Das letzte Puzzleteil
Was aber klar ist: Das heute vorgestellte Projekt der Velobrücke wurde im Juni 2025 als Teil des Agglomerationsprogramms der 5. Generation eingereicht. Dieses wird derzeit vom Bund geprüft – mit den entsprechenden Feedback rechnet der Kanton im Frühjahr 2026. «Ich schätze die Chancen für eine gute Bewertung als sehr hoch ein. Das Projekt entspricht schliesslich genau der Grundidee der Aggloprogramme», sagt Urban Keller. Bis die elegante Stahlbrücke mit zwei Trägern und Dreiecksprofil dann aber gebaut werden kann, wird es noch eine Weile dauern. Immerhin: Der Umsetzungshorizont der «5. Generation» ist von 2028 bis 2032. Und die weiterführende Projektierung kann natürlich bereits jetzt angegangen werden.

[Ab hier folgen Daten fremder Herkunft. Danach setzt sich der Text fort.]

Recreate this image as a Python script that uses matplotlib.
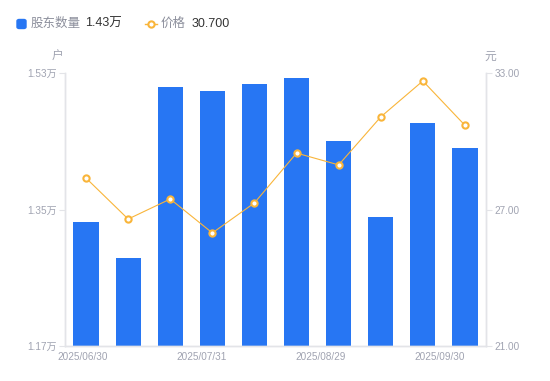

Es gibt aber noch einen weiteren Wermutstropfen: Bei der Planung des letzten Teilstücks der Velohauptroute wurden bisher wohl noch kaum Fortschritte gemacht. Oder mindestens nicht kommuniziert. Sie soll dereinst nach der Brücke hinter den Wohnhäusern und den Tankstellen entlang der Teufener Strasse bis zur Quartierstrasse «Im Grund» führen. Ohne dieses letzte Puzzleteil wären die Velofahrenden nach dem Überqueren der Brücke gezwungen, wieder in die Teufener Strasse einzuspuren. Während der Kanton AR für die ersten beiden Teilprojekte der Route den Lead innehat, ist für das dritte die Stadt St. Gallen verantwortlich. Entsprechend bedeckt halten sich Kantonsingenieur und Gemeindepräsident diesbezüglich auch. Reto Altherr sagt nur: «Uns ist klar, dass die Route nur als Ganzes funktioniert und wir hoffen deshalb, dass auch das letzte Stück rasch realisiert werden kann.»